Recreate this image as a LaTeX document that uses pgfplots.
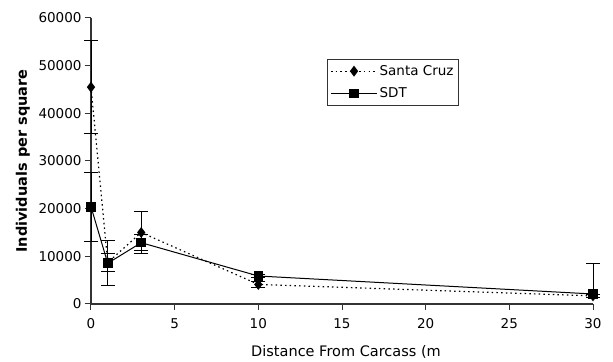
\documentclass[border=0pt]{standalone}
\usepackage{fontspec}
\setmainfont{DejaVu Sans}
\setsansfont{DejaVu Sans}
\usepackage{pgfplots}
\pgfplotsset{compat=1.18}
\begin{document}
\begin{tikzpicture}
\begin{axis}[
  scale only axis,
  width=502pt, height=286pt,
  xmin=0, xmax=30, ymin=0, ymax=60000,
  axis lines*=left,
  axis line style={line width=1.1pt, black!80},
  xtick={0,5,10,15,20,25,30},
  ytick={0,10000,20000,30000,40000,50000,60000},
  scaled y ticks=false,
  /pgf/number format/assume math mode=true,
  /pgf/number format/1000 sep={},
  tick align=outside,
  major tick length=6pt,
  tick style={line width=1pt, black!80},
  every tick label/.append style={font=\fontsize{13.5}{15}\selectfont},
  xticklabel style={yshift=-5pt},
  xlabel={Distance From Carcass (m},
  ylabel={\bfseries Individuals per square},
  xlabel style={at={(axis description cs:0.508,-0.168)}, anchor=center, font=\fontsize{14.5}{16}\selectfont},
  ylabel style={at={(axis description cs:-0.1355,0.5)}, anchor=center, font=\fontsize{14.5}{16}\selectfont},
  clip=false,
  legend cell align=left,
  legend style={at={(axis description cs:0.470,0.857)}, anchor=north west,
    draw=black!80, line width=1pt, font=\fontsize{13.5}{15}\selectfont,
    inner xsep=3pt, inner ysep=4pt, row sep=7pt},
  legend image code/.code={
    \draw[#1] (0pt,0pt) -- (46pt,0pt);
    \draw[mark repeat=2,mark phase=2,#1] plot coordinates {(0pt,0pt) (23pt,0pt) (46pt,0pt)};
  },
  error bars/y dir=both,
  error bars/y explicit,
  error bars/error bar style={solid, line width=0.9pt, black},
  error bars/error mark options={rotate=90, mark size=7pt, solid, line width=0.9pt, black},
]
\addplot[black, line width=1.2pt, dash pattern=on 1.5pt off 3.2pt, mark=diamond*, mark size=4.5pt, mark options={solid}]
  coordinates {
   (0,45500) +- (0,9700)
   (1,8700) +- (0,1950)
   (3,15000) +- (0,4400)
   (10,4100) +- (0,700)
   (30,1700) +- (0,300)
  };
\addlegendentry{Santa Cruz}
\addplot[black, line width=1pt, solid, mark=square*, mark size=4.3pt, mark options={solid}]
  coordinates {
   (0,20400) +- (0,7200)
   (1,8540) +- (0,4750)
   (3,12860) +- (0,1680)
   (10,5870) +- (0,400)
   (30,2100) += (0,6400) -= (0,0)
  };
\addlegendentry{SDT}
\end{axis}
\path[use as bounding box] ([shift={(-91pt,-58pt)}]current axis.south west) rectangle ([shift={(20pt,18pt)}]current axis.north east);
\end{tikzpicture}
\end{document}
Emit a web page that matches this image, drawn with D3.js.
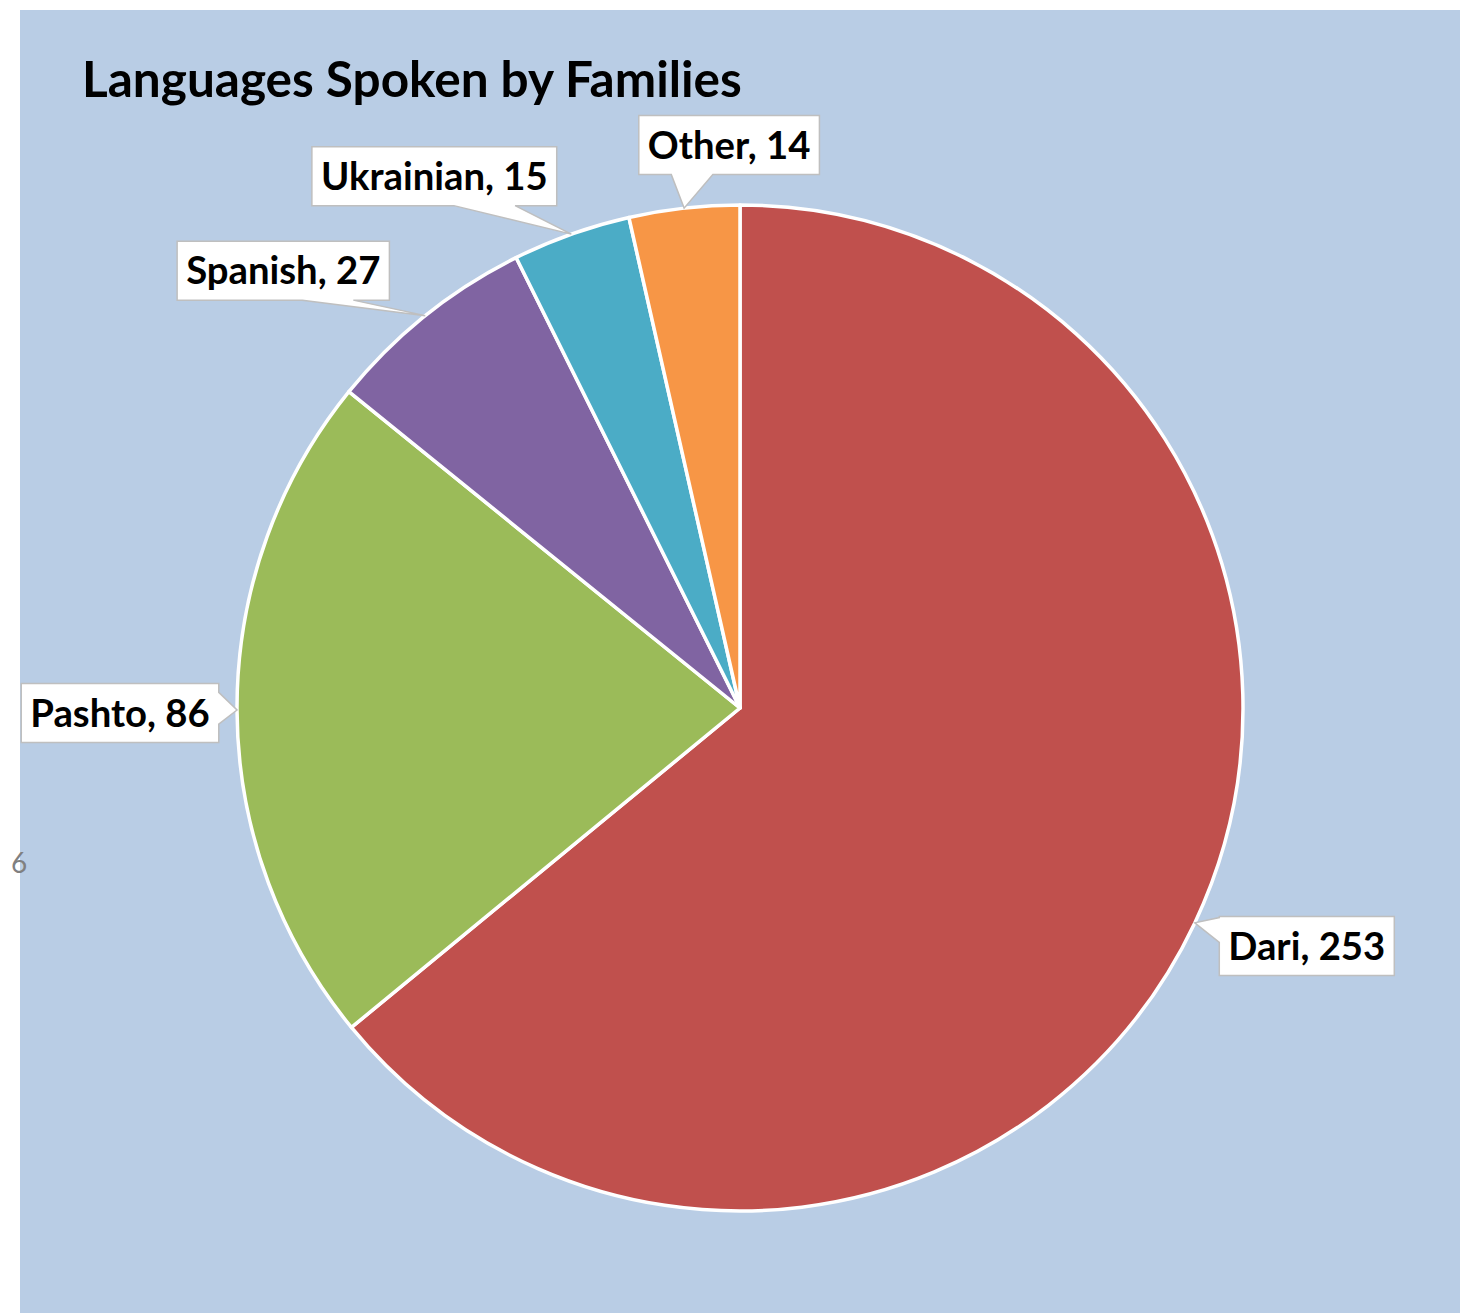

────────────────────────────────────────

▸ **Goal**:
Without the pictures, copy the material exactly as given.

▸ **Written response**:
Recreate this image as a LaTeX document that uses pgfplots.
\documentclass[border=0pt]{standalone}
\usepackage{fontspec}
\setmainfont{DejaVu Sans}
\setsansfont{DejaVu Sans}
\usepackage{pgfplots}
\pgfplotsset{compat=1.18}
\begin{document}
\begin{tikzpicture}
\begin{axis}[
  scale only axis,
  width=502pt, height=286pt,
  xmin=0, xmax=30, ymin=0, ymax=60000,
  axis lines*=left,
  axis line style={line width=1.1pt, black!80},
  xtick={0,5,10,15,20,25,30},
  ytick={0,10000,20000,30000,40000,50000,60000},
  scaled y ticks=false,
  /pgf/number format/assume math mode=true,
  /pgf/number format/1000 sep={},
  tick align=outside,
  major tick length=6pt,
  tick style={line width=1pt, black!80},
  every tick label/.append style={font=\fontsize{13.5}{15}\selectfont},
  xticklabel style={yshift=-5pt},
  xlabel={Distance From Carcass (m},
  ylabel={\bfseries Individuals per square},
  xlabel style={at={(axis description cs:0.508,-0.168)}, anchor=center, font=\fontsize{14.5}{16}\selectfont},
  ylabel style={at={(axis description cs:-0.1355,0.5)}, anchor=center, font=\fontsize{14.5}{16}\selectfont},
  clip=false,
  legend cell align=left,
  legend style={at={(axis description cs:0.470,0.857)}, anchor=north west,
    draw=black!80, line width=1pt, font=\fontsize{13.5}{15}\selectfont,
    inner xsep=3pt, inner ysep=4pt, row sep=7pt},
  legend image code/.code={
    \draw[#1] (0pt,0pt) -- (46pt,0pt);
    \draw[mark repeat=2,mark phase=2,#1] plot coordinates {(0pt,0pt) (23pt,0pt) (46pt,0pt)};
  },
  error bars/y dir=both,
  error bars/y explicit,
  error bars/error bar style={solid, line width=0.9pt, black},
  error bars/error mark options={rotate=90, mark size=7pt, solid, line width=0.9pt, black},
]
\addplot[black, line width=1.2pt, dash pattern=on 1.5pt off 3.2pt, mark=diamond*, mark size=4.5pt, mark options={solid}]
  coordinates {
   (0,45500) +- (0,9700)
   (1,8700) +- (0,1950)
   (3,15000) +- (0,4400)
   (10,4100) +- (0,700)
   (30,1700) +- (0,300)
  };
\addlegendentry{Santa Cruz}
\addplot[black, line width=1pt, solid, mark=square*, mark size=4.3pt, mark options={solid}]
  coordinates {
   (0,20400) +- (0,7200)
   (1,8540) +- (0,4750)
   (3,12860) +- (0,1680)
   (10,5870) +- (0,400)
   (30,2100) += (0,6400) -= (0,0)
  };
\addlegendentry{SDT}
\end{axis}
\path[use as bounding box] ([shift={(-91pt,-58pt)}]current axis.south west) rectangle ([shift={(20pt,18pt)}]current axis.north east);
\end{tikzpicture}
\end{document}
Emit a web page that matches this image, drawn with D3.js.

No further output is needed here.